Tidak cukup dengan itu, belum lama ini melalui menteri-menterinya Jokowi menyampaikan pesan akan membubarkan seluruh organisasi massa yang tidak sejalan dengan Pancasila. Situasi yang demikian mengingatkan kita pada era kediktatoran fasis Soeharto, dimana rakyat termasuk klas buruh berusaha dibungkam suaranya, dicabut haknya untuk tidak lagi memiliki kebebasan dalam berorganisasi dan menyampaikan aspirasi sejati. Bahkan Jokowi sendiri, memerintahkan kepada TNI dan Polri agar “menggebug” kelompok-kelompok yang bertentangan atau dianggap mengganggu pemerintahan yang saat ini berkuasa.

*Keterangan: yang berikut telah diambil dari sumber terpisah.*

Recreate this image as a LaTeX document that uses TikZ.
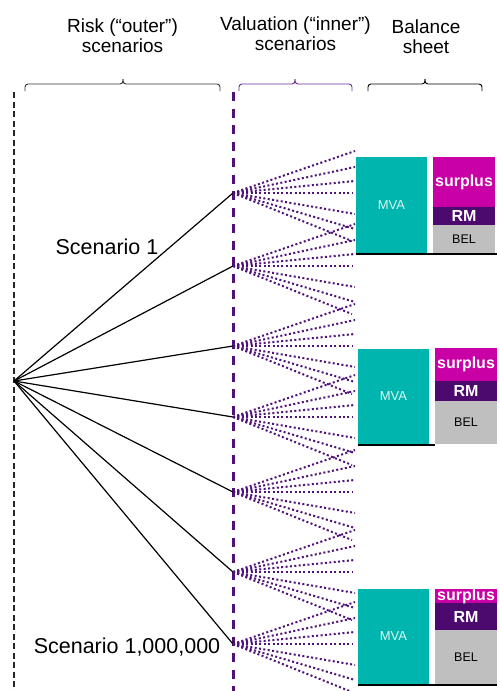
\documentclass[tikz,border=0pt]{standalone}
\usepackage{fontspec}
\setmainfont{Liberation Sans}
\definecolor{tealbox}{HTML}{00B5AD}
\definecolor{magbox}{HTML}{C800A5}
\definecolor{rmbox}{HTML}{4D0A6E}
\definecolor{belbox}{HTML}{BFBFBF}
\definecolor{vio}{HTML}{4F1278}
\definecolor{vioB}{HTML}{6B2D95}
\definecolor{mvatext}{HTML}{DFF5F3}
\begin{document}
\begin{tikzpicture}[x=1pt,y=-1pt,
  head/.style={font=\fontsize{19}{21}\selectfont, inner sep=0pt, anchor=base},
  scen/.style={font=\fontsize{21.5}{24}\selectfont, inner sep=0pt},
  outer/.style={draw=black, line width=1.2pt},
  dotline/.style={draw=vio, line width=2pt, dash pattern=on 2pt off 2.4pt},
  vdash/.style={draw=vio, line width=3pt, dash pattern=on 9pt off 7.5pt},
  kdash/.style={draw=black!85, line width=1.5pt, dash pattern=on 6pt off 3.5pt},
  bracestyle/.style={line width=0.9pt, rounded corners=3pt},
  boxn/.style={inner sep=0pt, outer sep=0pt, anchor=north west},
  mvat/.style={font=\fontsize{13}{15}\selectfont, text=mvatext, inner sep=0pt},
  wbold/.style={font=\fontsize{16}{18}\selectfont\bfseries, text=white, inner sep=0pt},
  belt/.style={font=\fontsize{12.5}{14}\selectfont, text=black, inner sep=0pt},
  baseln/.style={draw=black, line width=1.5pt}
]
\useasboundingbox (0,0) rectangle (499,691);

% headers
\node[head] (h1a) at (122.5,32) {Risk (“outer”)};
\node[head] (h1b) at (122.5,52) {scenarios};
\node[head] (h2a) at (295.5,30) {Valuation (“inner”)};
\node[head] (h2b) at (295.5,50) {scenarios};
\node[head] (h3a) at (426,33) {Balance};
\node[head] (h3b) at (426,53) {sheet};

% braces
\draw[bracestyle, draw=black!80] (25,91) -- (25,84) -- (123,84) -- (123,79);
\draw[bracestyle, draw=black!80] (220,91) -- (220,84) -- (123,84) -- (123,79);
\draw[bracestyle, draw=vioB] (239,91) -- (239,84) -- (295,84) -- (295,79);
\draw[bracestyle, draw=vioB] (352,91) -- (352,84) -- (295,84) -- (295,79);
\draw[bracestyle, draw=black] (368,91) -- (368,84) -- (425,84) -- (425,79);
\draw[bracestyle, draw=black] (482,91) -- (482,84) -- (425,84) -- (425,79);

% vertical dashed lines
\coordinate (ktop) at (14,92);
\coordinate (kbot) at (14,691);
\coordinate (vtop) at (233,92);
\coordinate (vbot) at (233,691);
\draw[kdash] (ktop) -- (kbot);
\draw[vdash] (vtop) -- (vbot);

% root and outer scenarios with inner fans
\coordinate (root) at (14,381);
\foreach \n/\y in {1/193,2/266,3/346,4/417,5/492,6/572,7/644} {
  \coordinate (s\n) at (233,\y);
  \draw[outer] (root) -- (s\n);
  \foreach \k/\d/\x in {1/-42/355, 2/-26/355, 3/-12/355, 4/0/352, 5/21/355, 6/36/355, 7/48/352} {
    \coordinate (f\n\k) at (\x,\y+\d);
    \draw[dotline] (s\n) -- (f\n\k);
  }
}

% scenario labels
\node[scen] (lab1) at (107,247) {Scenario 1};
\node[scen] (lab2) at (127,647) {Scenario 1,000,000};

% balance sheet 1
\node[boxn, fill=tealbox, minimum width=71pt, minimum height=96pt] (mva1) at (356,157) {};
\node[mvat] at (mva1.center) {MVA};
\node[boxn, fill=magbox, minimum width=62pt, minimum height=50pt] (sp1) at (433,157) {};
\node[wbold] at (sp1.center) {surplus};
\node[boxn, fill=rmbox, minimum width=62pt, minimum height=18pt] (rm1) at (433,207) {};
\node[wbold] at (rm1.center) {RM};
\node[boxn, fill=belbox, minimum width=62pt, minimum height=28pt] (bel1) at (433,225) {};
\node[belt] at (bel1.center) {BEL};
\coordinate (b1l) at (356,254);
\coordinate (b1r) at (497,254);
\draw[baseln] (b1l) -- (b1r);

% balance sheet 2
\node[boxn, fill=tealbox, minimum width=71pt, minimum height=95pt] (mva2) at (358,349) {};
\node[mvat] at (mva2.center) {MVA};
\node[boxn, fill=magbox, minimum width=62pt, minimum height=33pt] (sp2) at (435,348) {};
\node[wbold] at (sp2.center) {surplus};
\node[boxn, fill=rmbox, minimum width=62pt, minimum height=20pt] (rm2) at (435,381) {};
\node[wbold] at (rm2.center) {RM};
\node[boxn, fill=belbox, minimum width=62pt, minimum height=43pt] (bel2) at (435,401) {};
\node[belt] at (bel2.center) {BEL};
\coordinate (b2l) at (358,445);
\coordinate (b2r) at (435,445);
\draw[baseln] (b2l) -- (b2r);

% balance sheet 3
\node[boxn, fill=tealbox, minimum width=71pt, minimum height=95pt] (mva3) at (358,589) {};
\node[mvat] at (mva3.center) {MVA};
\node[boxn, fill=magbox, minimum width=62pt, minimum height=14pt] (sp3) at (435,589) {};
\node[boxn, fill=rmbox, minimum width=62pt, minimum height=27pt] (rm3) at (435,603) {};
\node[wbold] at (sp3.center) {surplus};
\node[wbold] at (rm3.center) {RM};
\node[boxn, fill=belbox, minimum width=62pt, minimum height=54pt] (bel3) at (435,630) {};
\node[belt] at (bel3.center) {BEL};
\coordinate (b3l) at (358,685);
\coordinate (b3r) at (497,685);
\draw[baseln] (b3l) -- (b3r);
\end{tikzpicture}
\end{document}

Atas hal demikian, bukan tidak mungkin seluruh organisasi massa, serikat-serikat buruh sejati yang memiliki konsistensi perjuangan menentang kebijakan pemerintah yang anti rakyat dan anti demokrasi akan menjadi sasaran pembubaran dan “gebug” yang dijalankan oleh pemerintahan Jokowi.

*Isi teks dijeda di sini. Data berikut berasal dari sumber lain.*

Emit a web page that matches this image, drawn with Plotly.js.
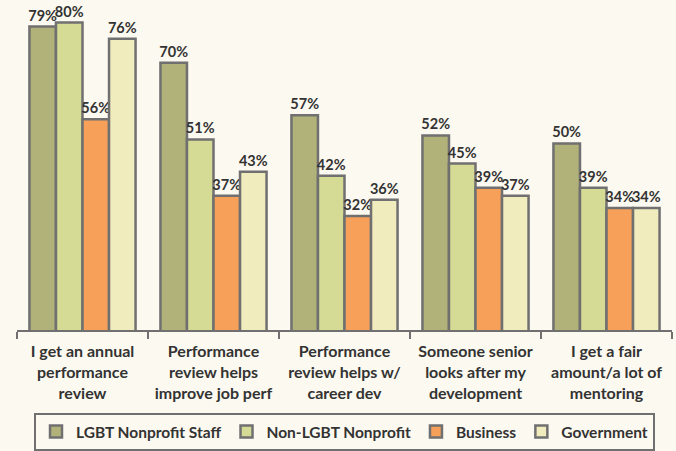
<!DOCTYPE html>
<html>
<head>
<meta charset="utf-8">
<script src="https://cdn.plot.ly/plotly-3.0.1.min.js"></script>
<style>html,body{margin:0;padding:0;background:#FCF9F0;}#chart{width:676px;height:451px;}</style>
</head>
<body>
<div id="chart"></div>
<script>
const categories = [
  "I get an annual<br>performance<br>review",
  "Performance<br>review helps<br>improve job perf",
  "Performance<br>review helps w/<br>career dev",
  "Someone senior<br>looks after my<br>development",
  "I get a fair<br>amount/a lot of<br>mentoring"
];
const seriesNames = ["LGBT Nonprofit Staff", "Non-LGBT Nonprofit", "Business", "Government"];
const lgbtNonprofit = [79, 70, 57, 52, 50];
const nonLgbtNonprofit = [80, 51, 42, 45, 39];
const business = [56, 37, 32, 39, 34];
const government = [76, 43, 36, 37, 34];
const seriesValues = [lgbtNonprofit, nonLgbtNonprofit, business, government];
const colors = ["#B0B27A", "#D5DB94", "#F6A05A", "#F1ECBD"];

const font = "Lato, 'Open Sans', sans-serif";
const traces = seriesValues.map((vals, i) => ({
  type: "bar",
  name: seriesNames[i],
  x: categories,
  y: vals,
  text: vals.map(v => v + "%"),
  textposition: "outside",
  constraintext: "none",
  cliponaxis: true,
  textfont: {family: font, size: 14.5, color: "#333333", weight: "bold"},
  marker: {color: colors[i], line: {color: "#707070", width: 2.5}},
  hoverinfo: "none"
}));

const layout = {
  width: 676, height: 451,
  paper_bgcolor: "#FCF9F0",
  plot_bgcolor: "#FCF9F0",
  margin: {l: 17, r: 4, t: 0, b: 120},
  barmode: "group",
  bargap: 0.19,
  bargroupgap: 0,
  showlegend: true,
  legend: {
    orientation: "h",
    x: 0.5, xanchor: "center",
    y: -0.251, yanchor: "top",
    bordercolor: "#707070", borderwidth: 2,
    bgcolor: "#FCF9F0",
    font: {family: font, size: 15.5, color: "#333333", weight: "bold"},
    traceorder: "normal"
  },
  xaxis: {
    showline: true, linecolor: "#707070", linewidth: 2,
    ticks: "outside", tickson: "boundaries", ticklen: 7, tickwidth: 2, tickcolor: "#707070",
    ticklabelstandoff: 6,
    tickfont: {family: font, size: 16, color: "#333333", weight: "bold"},
    showgrid: false, zeroline: false, fixedrange: true
  },
  yaxis: {
    range: [3.7, 85.6], visible: false, showgrid: false, zeroline: false, fixedrange: true
  }
};

Plotly.newPlot("chart", traces, layout, {staticPlot: true, displayModeBar: false});
</script>
</body>
</html>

Atas situasi demikian, GSBI menarik sebuah kesimpulan, bahwa kampanye massa perjuangan THR bagi buruh penting untuk diberikan perhatian. Penting juga didalam menjalankan kampanye perjuangan untuk THR senantiasa dihubungkan dengan situasi obyektif yang saat ini dihadapi oleh klas buruh dan rakyat di Indonesia. Perjuangan untuk THR, tidak dapat berdiri sendiri dan terpisah dengan tuntutan-tuntutan kongkret rakyat lainnya.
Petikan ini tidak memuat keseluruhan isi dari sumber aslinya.